The philosophy of the self is a difficult philosophy to condense in a blog post, especially when the author barely has his hands on the subject so please don't consider this to be an exhaustive treatment especially since this is more of a rant than a philosophical argument. I'm persuaded that when people use the language of the self in this way: I need to find myself; they are taking a dark, German side of the soul and twisting it into American self-help, egotistical language. This German philosophy has been broken to pieces by the American self-help wrecking ball then put back together by Joel Osteen and Tony Robbins. It's annoying. At the same that it's annoying, it's also quite fascinating that these American self-help bafoons have taken Nietzsche and other German philosophers' "higher" thoughts and made them digestible via 5-step self-help books. I'm surprised we haven't seen a book titled "Nihilism: 5 easy steps to crawl out of the abyss and be a new YOU!" or "Nihilism and the New You." Gross, right?

The high philosophy of the self has become a low, base, self-help guru recipe to fill the whiny void of the unsatisfied arrogant who are so absorbed with themselves that they think they can't find themselves while the whole time they know who they are, but they're just not satisfied with reality of they truly are. They think, "Surely this isn't me," or "Do I really like this job? I can't like this job. I need to find myself because surely this can't be me." These people are bored. They're bored because, I think, they have a false view of happiness. I've blogged about happiness before. There is a false idea of happiness floating around the U.S. that man is entitled to it because of the idea we have a natural right to pursue happiness which I agree with, but the founders had a different idea of happiness than we do today. The happiness in view today is one I think that is wrapped in consumerism. "If I don't have the newest X (whatever x is) then I'm not happy" or "If every need I have isn't being met then I'm not happy;" this happiness I call childish happiness. It's a happiness that is grounded by self-centered spoiled-ness. That isn't happiness. So, what did the founders have in mind when they declared that man has a natural right to the pursuit of happiness (notice they didn't declare a natural right to happiness)? I think they had this in mind: to make oneself content whatever that may be within the realm of the natural and civic law of course. They had in mind, I think, vocation, marriage, religion or lack of religion, and place to live in view when they declared the right to pursue happiness. The "old" view of happiness was contentment with life instead of the "new" view that happiness is having your "gimmies" met regardless of the cost. Greg Koukl critiqued the current view of happiness: "In the pursuit of happiness, human institutions are valid not because of transcendent ethic but because of temporal fulfillment, which is essentially self-centered. For example, marriage is a valid commitment as long as you're happy. If you're not happy anymore in the marriage, then you have reason to dissolve the marriage. But I would contend that if you're getting married to be happy, then you're getting married for the wrong reasons. Not that personal fulfillment is not a valid goal in some measure, but that's not what it's all about."
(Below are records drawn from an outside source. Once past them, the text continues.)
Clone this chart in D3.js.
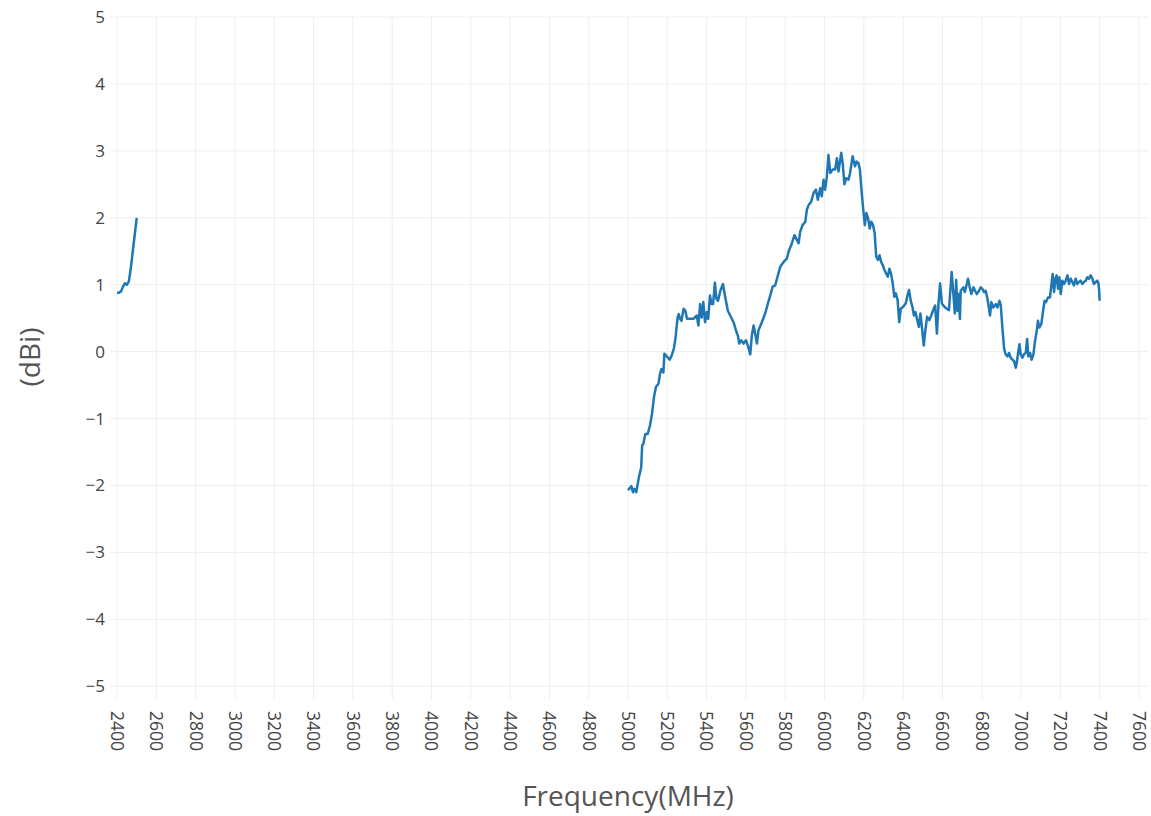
<!DOCTYPE html>
<html>
<head>
<meta charset="utf-8">
<script src="https://cdn.jsdelivr.net/npm/d3@7"></script>
<style>
  body { margin: 0; background: #fff; }
  text { font-family: "Open Sans", sans-serif; }
</style>
</head>
<body>
<svg id="svg1" width="1151" height="816"></svg>
<script>
// gain data
var band24Freq = [2400, 2410, 2420, 2430, 2440, 2450, 2460, 2470, 2480, 2490, 2500];
var band24Gain = [0.88, 0.88, 0.90, 0.97, 1.02, 1.00, 1.05, 1.25, 1.50, 1.75, 2.00];

var band5Freq = [
  5000, 5017, 5025, 5033, 5042, 5055, 5067, 5072, 5078, 5088, 5100, 5112, 5122, 5132, 5142, 5155,
  5163, 5170, 5180, 5185, 5200, 5212, 5222, 5233, 5242, 5252, 5258, 5265, 5272, 5283, 5292, 5300,
  5317, 5333, 5350, 5358, 5367, 5375, 5383, 5392, 5400, 5408, 5417, 5425, 5433, 5442, 5450, 5458,
  5470, 5483, 5495, 5508, 5525, 5537, 5549, 5559, 5566, 5576, 5588, 5600, 5610, 5622, 5630, 5639,
  5647, 5656, 5664, 5681, 5698, 5712, 5724, 5736, 5749, 5761, 5775, 5792, 5808, 5820, 5834, 5847,
  5859, 5868, 5876, 5888, 5902, 5910, 5919, 5932, 5944, 5956, 5966, 5978, 5986, 5995, 6003, 6012,
  6020, 6029, 6041, 6054, 6063, 6071, 6085, 6093, 6101, 6110, 6122, 6130, 6143, 6155, 6163, 6172,
  6180, 6188, 6197, 6205, 6213, 6222, 6230, 6238, 6247, 6255, 6263, 6272, 6280, 6288, 6297, 6305,
  6313, 6322, 6330, 6338, 6347, 6355, 6363, 6372, 6380, 6388, 6400, 6413, 6422, 6430, 6438, 6447,
  6455, 6463, 6472, 6480, 6488, 6497, 6505, 6513, 6522, 6533, 6543, 6555, 6563, 6572, 6580, 6588,
  6597, 6610, 6622, 6633, 6647, 6655, 6663, 6670, 6676, 6682, 6689, 6693, 6707, 6714, 6724, 6730,
  6739, 6747, 6758, 6766, 6775, 6786, 6795, 6803, 6812, 6820, 6829, 6837, 6842, 6849, 6859, 6871,
  6880, 6890, 6897, 6905, 6914, 6922, 6931, 6939, 6947, 6956, 6964, 6973, 6978, 6985, 6992, 6998,
  7007, 7015, 7024, 7031, 7037, 7046, 7054, 7063, 7071, 7080, 7086, 7093, 7103, 7112, 7120, 7127,
  7137, 7147, 7154, 7161, 7168, 7175, 7181, 7188, 7195, 7202, 7210, 7219, 7227, 7236, 7244, 7253,
  7261, 7269, 7278, 7286, 7295, 7303, 7312, 7320, 7329, 7337, 7346, 7354, 7363, 7371, 7380, 7388,
  7394, 7397, 7400];
var band5Gain = [
  -2.07, -2.01, -2.10, -2.05, -2.10, -1.88, -1.73, -1.40, -1.38, -1.23, -1.23, -1.10, -0.93, -0.68, -0.53, -0.48,
  -0.33, -0.26, -0.31, -0.03, -0.08, -0.12, -0.06, 0.04, 0.21, 0.51, 0.56, 0.49, 0.46, 0.64, 0.61, 0.49,
  0.49, 0.49, 0.54, 0.39, 0.71, 0.51, 0.74, 0.44, 0.59, 0.49, 0.84, 0.71, 0.71, 1.03, 0.79, 0.76,
  0.91, 1.01, 0.81, 0.61, 0.51, 0.44, 0.32, 0.24, 0.12, 0.17, 0.12, 0.17, 0.09, -0.04, 0.24, 0.39,
  0.27, 0.12, 0.32, 0.44, 0.57, 0.72, 0.84, 0.97, 0.99, 1.12, 1.27, 1.34, 1.39, 1.52, 1.62, 1.74,
  1.67, 1.62, 1.79, 1.89, 1.94, 2.12, 2.19, 2.24, 2.37, 2.42, 2.27, 2.44, 2.32, 2.57, 2.42, 2.62,
  2.94, 2.67, 2.72, 2.72, 2.89, 2.69, 2.97, 2.80, 2.50, 2.59, 2.57, 2.67, 2.92, 2.77, 2.84, 2.82,
  2.72, 2.42, 2.12, 1.89, 2.07, 1.99, 1.84, 1.94, 1.89, 1.77, 1.42, 1.37, 1.44, 1.34, 1.29, 1.22,
  1.17, 1.12, 1.24, 1.17, 1.02, 0.82, 0.87, 0.77, 0.44, 0.64, 0.67, 0.72, 0.84, 0.92, 0.77, 0.67,
  0.54, 0.59, 0.47, 0.37, 0.57, 0.32, 0.09, 0.32, 0.52, 0.47, 0.54, 0.64, 0.69, 0.27, 0.72, 1.02,
  0.72, 0.67, 0.64, 0.62, 1.19, 0.89, 0.57, 1.07, 0.61, 0.86, 0.49, 0.91, 0.96, 0.89, 1.01, 1.09,
  0.96, 0.86, 0.96, 0.91, 0.86, 0.91, 0.96, 0.94, 0.89, 0.91, 0.79, 0.64, 0.54, 0.74, 0.66, 0.71,
  0.66, 0.76, 0.69, 0.36, 0.04, -0.04, -0.07, -0.02, -0.09, -0.12, -0.14, -0.24, -0.17, -0.02, 0.11, -0.04,
  -0.09, -0.04, -0.02, 0.19, -0.07, -0.02, -0.12, -0.04, 0.16, 0.31, 0.46, 0.36, 0.41, 0.61, 0.76, 0.74,
  0.81, 0.81, 0.99, 1.16, 0.89, 1.09, 1.14, 0.94, 1.11, 0.86, 1.06, 1.01, 1.06, 1.14, 1.01, 1.09,
  1.04, 0.99, 1.09, 1.01, 1.04, 1.06, 1.01, 1.04, 1.06, 1.11, 1.09, 1.14, 1.09, 1.01, 1.04, 1.06,
  1.02, 0.93, 0.76];

var xTicks = [2400, 2600, 2800, 3000, 3200, 3400, 3600, 3800, 4000, 4200, 4400, 4600, 4800,
              5000, 5200, 5400, 5600, 5800, 6000, 6200, 6400, 6600, 6800, 7000, 7200, 7400, 7600];
var yTicks = [-5, -4, -3, -2, -1, 0, 1, 2, 3, 4, 5];

function drawChart() {
  var svg = d3.select("#svg1");
  var plotLeft = 110, plotRight = 1148, plotTop = 17, plotBottom = 699;

  var xScale = d3.scaleLinear().domain([2364, 7646]).range([plotLeft, plotRight]);
  var yScale = d3.scaleLinear().domain([-5.19, 5]).range([plotBottom, plotTop]);

  // grid
  svg.append("g").selectAll("line")
    .data(xTicks).enter().append("line")
    .attr("x1", function(d) { return xScale(d); })
    .attr("x2", function(d) { return xScale(d); })
    .attr("y1", plotTop).attr("y2", plotBottom)
    .attr("stroke", "#eeeeee").attr("stroke-width", 1);

  svg.append("g").selectAll("line")
    .data(yTicks).enter().append("line")
    .attr("x1", plotLeft).attr("x2", plotRight)
    .attr("y1", function(d) { return yScale(d); })
    .attr("y2", function(d) { return yScale(d); })
    .attr("stroke", "#eeeeee").attr("stroke-width", 1);

  // tick labels
  svg.append("g").selectAll("text")
    .data(yTicks).enter().append("text")
    .attr("x", 105)
    .attr("y", function(d) { return yScale(d); })
    .attr("dy", "0.35em")
    .attr("text-anchor", "end")
    .attr("font-size", "17px")
    .attr("fill", "#444")
    .text(function(d) { return d < 0 ? "\u2212" + Math.abs(d) : d; });

  svg.append("g").selectAll("text")
    .data(xTicks).enter().append("text")
    .attr("transform", function(d) { return "translate(" + xScale(d) + ",711) rotate(90)"; })
    .attr("dy", "0.35em")
    .attr("text-anchor", "start")
    .attr("font-size", "17.5px")
    .attr("fill", "#444")
    .text(function(d) { return d; });

  // axis titles
  svg.append("text")
    .attr("x", 628).attr("y", 806)
    .attr("text-anchor", "middle")
    .attr("font-size", "28px")
    .attr("fill", "#555")
    .text("Frequency(MHz)");

  svg.append("text")
    .attr("transform", "translate(40,357) rotate(-90)")
    .attr("text-anchor", "middle")
    .attr("font-size", "28px")
    .attr("fill", "#555")
    .text("(dBi)");

  // gain trace, one path per band
  var line = d3.line()
    .x(function(d) { return xScale(d[0]); })
    .y(function(d) { return yScale(d[1]); });

  var segments = [d3.zip(band24Freq, band24Gain), d3.zip(band5Freq, band5Gain)];

  svg.append("g").selectAll("path")
    .data(segments).enter().append("path")
    .attr("d", line)
    .attr("fill", "none")
    .attr("stroke", "#1f77b4")
    .attr("stroke-width", 2.5)
    .attr("stroke-linejoin", "round");
}

drawChart();
</script>
</body>
</html>
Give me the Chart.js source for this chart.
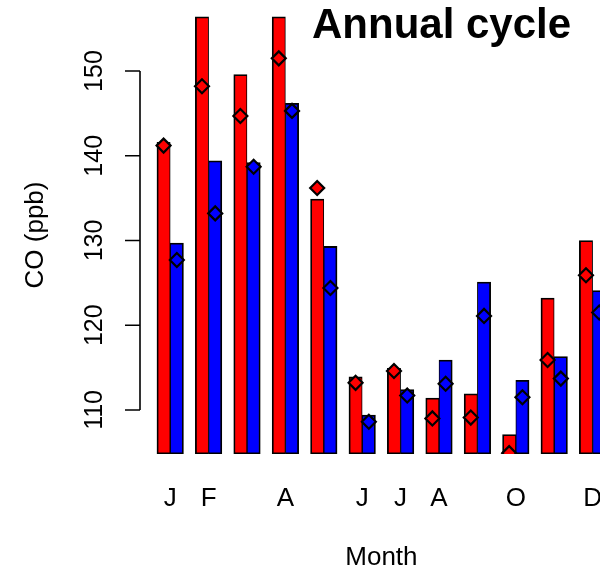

This current view of happiness and attachment with the "self" is destructive. Think of the lives lost due to suicide because the person has in mind that he isn't living a happy life, but who really can when the standard set by the "new" happiness is unsustainable? These people who took their lives when looked at rationally probably had a good life that was one of contentment. Happiness (the happiness that gives goosebumps and arouses the passions) is like a flighty friend. You have a good time with the friend when he is around. You laugh, play games, take adventures then you wakeup one morning and he is gone. He flew off. You don't know where because he didn't leave a note. You know he'll be back because of his track record of coming back to visit every now and then, but the *not knowing* when he will return is what is unbearable. It's unbearable to those who cling to the flighty friend and can't let go. They can't trust he will come back so they spend days or months trying to get the feeling they had when he was around, but they can't recreate it because only the flighty friend (happiness) can create that atmosphere the clinger wants so desperately. The one who recognizes the friend is flighty and that he will return when he does is the balanced and contented person because they let happiness take care of itself. When it comes around I say enjoy it, but when it leaves let it be so. Don't cling to it because clinging to it only brings disappointment and despair and sometimes a lost life. I've heard that the good life is one that doesn't expect anything in this life to sustain him at anything like a blissful level. That might be so.

Anyway, I think it's time to end this rant at the obsessed clinging to the self and false happiness that has plagued and is plaguing people telling people they need to find themselves when in reality they are themselves. I'm persuaded learning contentment can stop the plague.